The pomegranate alone is a powerful and beautifully written novel by Antoon. In the quietness of a corpse washer’s workshop, Antoon explores the multiple faces of violence. The violence in the street, made to the bodies of the victims, as well as the violence, less visible but perhaps even more devastating, in the minds and hearts of the Iraqis. As Jawad couldn’t bare eating the fruits of the pomegranate tree, he cannot bare his own existence.

[More details available upon request]

Press

| Alberto Manguel, 2013, “The Corpse Washer is one of the most extraordinary novels that I’ve read in a long time. Its setting is war-torn Iraq, but its theme is the ageless tension between persistence and resignation that defines our mysterious human condition.”

| The national, 2013, “A compact masterpiece, a taut, powerful and utterly absorbing tale that, with luck, will secure Antoon a wider, more international readership.”

| The Kenyon review, 2014, “Sinan Antoon’s The Corpse Washer offers a moving literary elegy not only for the numberless Iraqi dead, but also for those who remain to bury them. It must be read.”

| NPR, 2014, “A stark portrait of contemporary Iraq.”

| Tanqeed, 2014, “Quiet, disconcerting, power of great fiction.”

| Warscapes, 2014, “The Corpse Washer is a powerful companion for anyone trying to understand the drama of post-2003 Iraq or of war in general.”

| Three percent, 2013, “Antoon gives us a remarkable novel that in 184 pages captures the experience of an Iraqi everyman”

Translated by Sinan Antoon

Raindrops begin to fall, and she closes her eyes. I wipe a drop off her nose with my index finger. Her skin is warm, which means she is alive. I start to caress her hair. I will wash her with the rain, I think. She smiles as if she’d heard my thought. Another drop settles above her left eyebrow. I wipe it off.

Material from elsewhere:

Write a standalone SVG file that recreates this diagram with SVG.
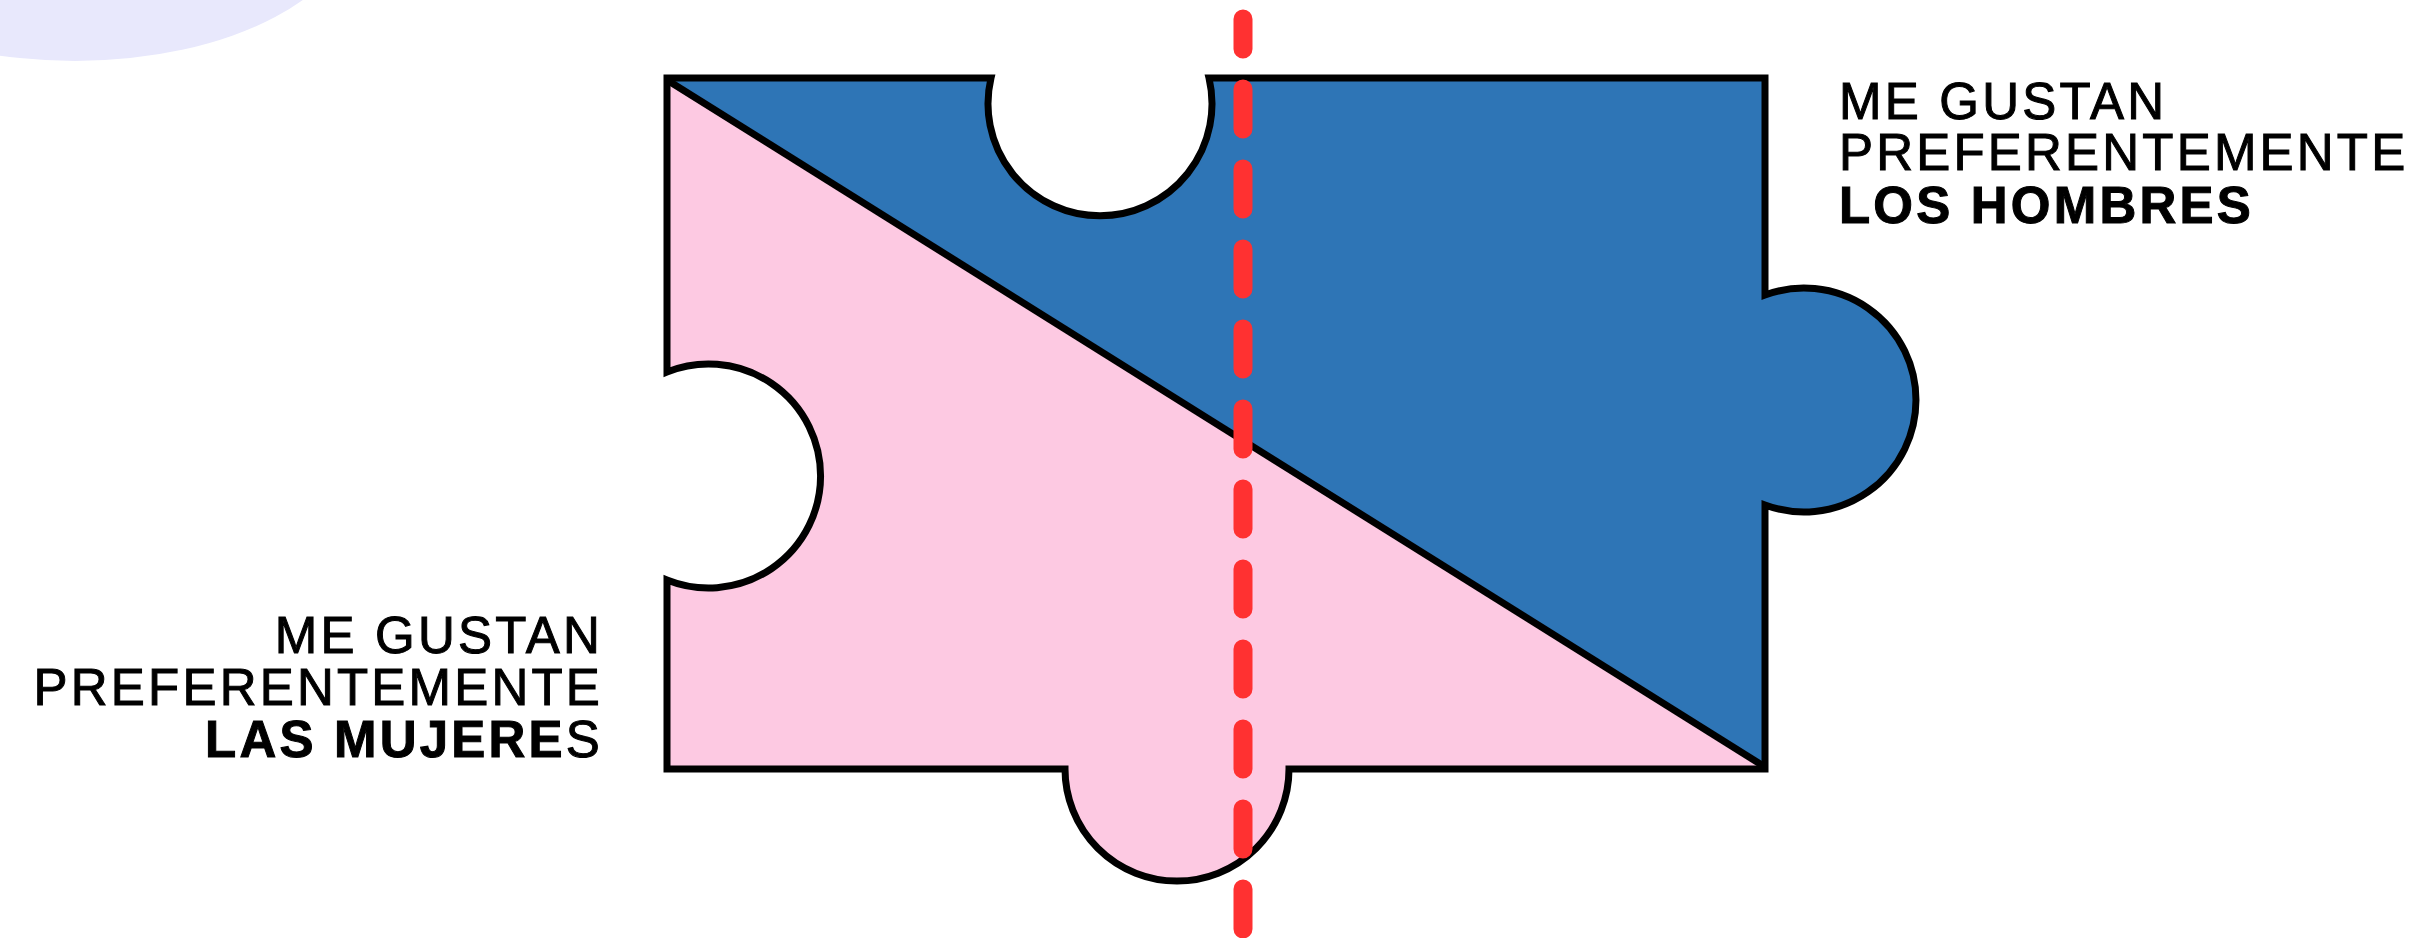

I think I hear a car approaching. I turn around and see a Humvee driving at an insane speed, leaving a trail of flying dust. It suddenly swerves to the right and comes to a stop a few meters away from us. Its doors open. Masked men wearing khaki uniforms and carrying machine guns rush toward us. I try to shield Reem with my right hand, but one of the men has already reached me. He hits me in the face with the stock of his machine gun. I fall to the ground. He kicks me in the stomach. Another starts dragging me away from the washing bench. None of them says a word. I am screaming and cursing them, but I can’t hear myself. Two men force me to get down on my knees and tie my wrists with a wire behind my back. One of them puts a knife to my neck; the other blindfolds me. I try to run away, but they hold me tightly. I scream again, but cannot hear my screams. I hear only Reem’s shrieks, the laughter and grunts of the men, the sound of the rain (…)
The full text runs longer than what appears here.